▸ PROBLEM TO WORK ON: Exactly as written, retype the listing below, omitting the pictures.

▸ MATERIAL:
__________

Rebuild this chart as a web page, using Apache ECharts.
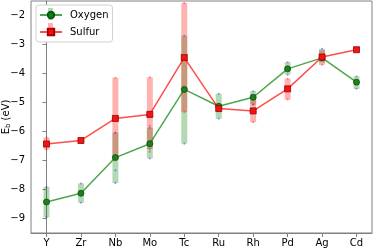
<!DOCTYPE html>
<html>
<head>
<meta charset="utf-8">
<script src="https://cdn.jsdelivr.net/npm/echarts@6/dist/echarts.min.js"></script>
<style>html,body{margin:0;padding:0;background:#fff}#c{width:374px;height:249px}</style>
</head>
<body>
<div id="c"></div>
<script>
const categories = ['Y','Zr','Nb','Mo','Tc','Ru','Rh','Pd','Ag','Cd'];
const yTicks = [-9,-8,-7,-6,-5,-4,-3,-2];
const oxygenE = [-8.43,-8.13,-6.90,-6.42,-4.55,-5.13,-4.82,-3.84,-3.46,-4.30];
const sulfurE = [-6.43,-6.31,-5.55,-5.41,-3.45,-5.21,-5.29,-4.53,-3.43,-3.18];
const oxygenHigh = [-7.91,-7.79,-6.04,-5.87,-2.70,-4.70,-4.61,-3.61,-3.15,-4.10];
const oxygenLow  = [-8.96,-8.46,-7.78,-6.93,-6.42,-5.56,-5.07,-4.04,-3.62,-4.53];
const sulfurHigh = [-6.21,null,-4.15,-4.13,-1.57,null,-4.83,-4.18,-3.20,null];
const sulfurLow  = [-6.62,null,-6.90,-6.60,-5.33,null,-5.68,-4.90,-3.70,null];
const oxygenDots = [[-7.91,-8.96],[-7.79,-8.46],[-6.04,-7.34,-7.78],[-5.87,-6.60,-6.93],[-2.70,-6.42],[-4.70,-5.56],[-4.61,-5.07],[-3.61,-4.04],[-3.15],[-4.10,-4.53]];
const sulfurDots = [[-6.21,-6.62],[],[-4.15,-6.04],[-4.13,-5.80,-6.70],[-1.57,-5.33],[],[-5.07,-5.68],[-4.18,-4.90],[-3.70],[]];

const bandData = (hi, lo) => hi.map((h, i) => h === null ? null : [i, lo[i], h]).filter(d => d);
const dotData = (dots) => dots.flatMap((arr, i) => arr.map(v => [i, v]));
const lineData = (vals) => vals.map((v, i) => [i, v]);

function bandRenderer(color) {
  return function (params, api) {
    const x = api.value(0);
    const p1 = api.coord([x, api.value(2)]);
    const p0 = api.coord([x, api.value(1)]);
    const w = 6;
    return {
      type: 'rect',
      shape: { x: p1[0] - w / 2, y: p1[1], width: w, height: p0[1] - p1[1] },
      style: { fill: color, opacity: 0.3 }
    };
  };
}

const chart = echarts.init(document.getElementById('c'), null, { renderer: 'canvas' });
const font = 'DejaVu Sans';
chart.setOption({
  animation: false,
  backgroundColor: '#fff',
  grid: { left: 31, right: 2, top: 1, bottom: 16, show: true, borderColor: '#808080', borderWidth: 1, containLabel: false, outerBoundsMode: 'none' },
  legend: {
    data: ['Oxygen', 'Sulfur'],
    orient: 'vertical',
    left: 36, top: 5,
    itemWidth: 22, itemHeight: 8, itemGap: 7,
    padding: [5, 4, 5, 3],
    backgroundColor: '#fff',
    borderColor: '#d0d0d0', borderWidth: 1, borderRadius: 3,
    textStyle: { fontFamily: font, fontSize: 10, color: '#000', padding: [0, 0, 0, 3] }
  },
  graphic: [
    { type: 'rect', z: 10, silent: true, shape: { x: 48, y: 8, width: 5, height: 12 }, style: { fill: 'rgba(0,128,0,0.3)' } },
    { type: 'rect', z: 10, silent: true, shape: { x: 48, y: 23, width: 5, height: 12 }, style: { fill: 'rgba(255,0,0,0.3)' } }
  ],
  xAxis: {
    type: 'value', min: -0.45, max: 9.45,
    splitLine: { show: false },
    axisLine: { show: true, lineStyle: { color: '#808080' } },
    axisTick: { show: true, length: 4, lineStyle: { color: '#808080' }, customValues: categories.map((c, i) => i) },
    axisLabel: { fontFamily: font, fontSize: 10, color: '#000', margin: 5, customValues: categories.map((c, i) => i), formatter: v => categories[Math.round(v)] }
  },
  yAxis: {
    type: 'value', min: -9.5, max: -1.5,
    name: 'E{sub|b} (eV)', nameLocation: 'middle', nameRotate: 90, nameGap: 19, nameMoveOverlap: false,
    nameTextStyle: { fontFamily: font, fontSize: 10, color: '#000', rich: { sub: { fontFamily: font, fontSize: 7, verticalAlign: 'bottom', padding: [4, 0, 0, 0] } } },
    splitLine: { show: false },
    axisLine: { show: true, lineStyle: { color: '#808080' } },
    axisTick: { show: true, length: 4, lineStyle: { color: '#808080' }, customValues: yTicks },
    axisLabel: { fontFamily: font, fontSize: 10, color: '#000', margin: 6, showMaxLabel: true, showMinLabel: true, customValues: yTicks, formatter: v => (v < 0 ? '\u2212' + Math.abs(v) : String(v)) }
  },
  series: [
    {
      name: 'Oxygen', type: 'line', data: lineData(oxygenE), z: 5,
      symbol: 'circle', symbolSize: 6,
      lineStyle: { color: 'rgba(0,128,0,0.7)', width: 1.5 },
      itemStyle: { color: '#1f7f1f', borderColor: '#0b4d0b', borderWidth: 0.8 }
    },
    {
      name: 'Sulfur', type: 'line', data: lineData(sulfurE), z: 5,
      symbol: 'rect', symbolSize: 6,
      lineStyle: { color: 'rgba(255,0,0,0.7)', width: 1.5 },
      itemStyle: { color: '#f01515', borderColor: '#a00000', borderWidth: 0.8 }
    },
    { name: 'Oxygen range', type: 'custom', renderItem: bandRenderer('#008000'), data: bandData(oxygenHigh, oxygenLow), z: 1, encode: { x: 0, y: [1, 2] } },
    { name: 'Sulfur range', type: 'custom', renderItem: bandRenderer('#ff0000'), data: bandData(sulfurHigh, sulfurLow), z: 1, encode: { x: 0, y: [1, 2] } },
    { name: 'Oxygen samples', type: 'scatter', data: dotData(oxygenDots), symbolSize: 2, z: 2, itemStyle: { color: 'rgba(40,40,255,0.6)' } },
    { name: 'Sulfur samples', type: 'scatter', data: dotData(sulfurDots), symbolSize: 2, z: 2, itemStyle: { color: 'rgba(255,20,20,0.6)' } }
  ]
});
</script>
</body>
</html>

__________

▸ SOLUTION:
Rebuild this chart as a web page, using Apache ECharts.
<!DOCTYPE html>
<html>
<head>
<meta charset="utf-8">
<script src="https://cdn.jsdelivr.net/npm/echarts@6/dist/echarts.min.js"></script>
<style>html,body{margin:0;padding:0;background:#fff}#c{width:374px;height:249px}</style>
</head>
<body>
<div id="c"></div>
<script>
const categories = ['Y','Zr','Nb','Mo','Tc','Ru','Rh','Pd','Ag','Cd'];
const yTicks = [-9,-8,-7,-6,-5,-4,-3,-2];
const oxygenE = [-8.43,-8.13,-6.90,-6.42,-4.55,-5.13,-4.82,-3.84,-3.46,-4.30];
const sulfurE = [-6.43,-6.31,-5.55,-5.41,-3.45,-5.21,-5.29,-4.53,-3.43,-3.18];
const oxygenHigh = [-7.91,-7.79,-6.04,-5.87,-2.70,-4.70,-4.61,-3.61,-3.15,-4.10];
const oxygenLow  = [-8.96,-8.46,-7.78,-6.93,-6.42,-5.56,-5.07,-4.04,-3.62,-4.53];
const sulfurHigh = [-6.21,null,-4.15,-4.13,-1.57,null,-4.83,-4.18,-3.20,null];
const sulfurLow  = [-6.62,null,-6.90,-6.60,-5.33,null,-5.68,-4.90,-3.70,null];
const oxygenDots = [[-7.91,-8.96],[-7.79,-8.46],[-6.04,-7.34,-7.78],[-5.87,-6.60,-6.93],[-2.70,-6.42],[-4.70,-5.56],[-4.61,-5.07],[-3.61,-4.04],[-3.15],[-4.10,-4.53]];
const sulfurDots = [[-6.21,-6.62],[],[-4.15,-6.04],[-4.13,-5.80,-6.70],[-1.57,-5.33],[],[-5.07,-5.68],[-4.18,-4.90],[-3.70],[]];

const bandData = (hi, lo) => hi.map((h, i) => h === null ? null : [i, lo[i], h]).filter(d => d);
const dotData = (dots) => dots.flatMap((arr, i) => arr.map(v => [i, v]));
const lineData = (vals) => vals.map((v, i) => [i, v]);

function bandRenderer(color) {
  return function (params, api) {
    const x = api.value(0);
    const p1 = api.coord([x, api.value(2)]);
    const p0 = api.coord([x, api.value(1)]);
    const w = 6;
    return {
      type: 'rect',
      shape: { x: p1[0] - w / 2, y: p1[1], width: w, height: p0[1] - p1[1] },
      style: { fill: color, opacity: 0.3 }
    };
  };
}

const chart = echarts.init(document.getElementById('c'), null, { renderer: 'canvas' });
const font = 'DejaVu Sans';
chart.setOption({
  animation: false,
  backgroundColor: '#fff',
  grid: { left: 31, right: 2, top: 1, bottom: 16, show: true, borderColor: '#808080', borderWidth: 1, containLabel: false, outerBoundsMode: 'none' },
  legend: {
    data: ['Oxygen', 'Sulfur'],
    orient: 'vertical',
    left: 36, top: 5,
    itemWidth: 22, itemHeight: 8, itemGap: 7,
    padding: [5, 4, 5, 3],
    backgroundColor: '#fff',
    borderColor: '#d0d0d0', borderWidth: 1, borderRadius: 3,
    textStyle: { fontFamily: font, fontSize: 10, color: '#000', padding: [0, 0, 0, 3] }
  },
  graphic: [
    { type: 'rect', z: 10, silent: true, shape: { x: 48, y: 8, width: 5, height: 12 }, style: { fill: 'rgba(0,128,0,0.3)' } },
    { type: 'rect', z: 10, silent: true, shape: { x: 48, y: 23, width: 5, height: 12 }, style: { fill: 'rgba(255,0,0,0.3)' } }
  ],
  xAxis: {
    type: 'value', min: -0.45, max: 9.45,
    splitLine: { show: false },
    axisLine: { show: true, lineStyle: { color: '#808080' } },
    axisTick: { show: true, length: 4, lineStyle: { color: '#808080' }, customValues: categories.map((c, i) => i) },
    axisLabel: { fontFamily: font, fontSize: 10, color: '#000', margin: 5, customValues: categories.map((c, i) => i), formatter: v => categories[Math.round(v)] }
  },
  yAxis: {
    type: 'value', min: -9.5, max: -1.5,
    name: 'E{sub|b} (eV)', nameLocation: 'middle', nameRotate: 90, nameGap: 19, nameMoveOverlap: false,
    nameTextStyle: { fontFamily: font, fontSize: 10, color: '#000', rich: { sub: { fontFamily: font, fontSize: 7, verticalAlign: 'bottom', padding: [4, 0, 0, 0] } } },
    splitLine: { show: false },
    axisLine: { show: true, lineStyle: { color: '#808080' } },
    axisTick: { show: true, length: 4, lineStyle: { color: '#808080' }, customValues: yTicks },
    axisLabel: { fontFamily: font, fontSize: 10, color: '#000', margin: 6, showMaxLabel: true, showMinLabel: true, customValues: yTicks, formatter: v => (v < 0 ? '\u2212' + Math.abs(v) : String(v)) }
  },
  series: [
    {
      name: 'Oxygen', type: 'line', data: lineData(oxygenE), z: 5,
      symbol: 'circle', symbolSize: 6,
      lineStyle: { color: 'rgba(0,128,0,0.7)', width: 1.5 },
      itemStyle: { color: '#1f7f1f', borderColor: '#0b4d0b', borderWidth: 0.8 }
    },
    {
      name: 'Sulfur', type: 'line', data: lineData(sulfurE), z: 5,
      symbol: 'rect', symbolSize: 6,
      lineStyle: { color: 'rgba(255,0,0,0.7)', width: 1.5 },
      itemStyle: { color: '#f01515', borderColor: '#a00000', borderWidth: 0.8 }
    },
    { name: 'Oxygen range', type: 'custom', renderItem: bandRenderer('#008000'), data: bandData(oxygenHigh, oxygenLow), z: 1, encode: { x: 0, y: [1, 2] } },
    { name: 'Sulfur range', type: 'custom', renderItem: bandRenderer('#ff0000'), data: bandData(sulfurHigh, sulfurLow), z: 1, encode: { x: 0, y: [1, 2] } },
    { name: 'Oxygen samples', type: 'scatter', data: dotData(oxygenDots), symbolSize: 2, z: 2, itemStyle: { color: 'rgba(40,40,255,0.6)' } },
    { name: 'Sulfur samples', type: 'scatter', data: dotData(sulfurDots), symbolSize: 2, z: 2, itemStyle: { color: 'rgba(255,20,20,0.6)' } }
  ]
});
</script>
</body>
</html>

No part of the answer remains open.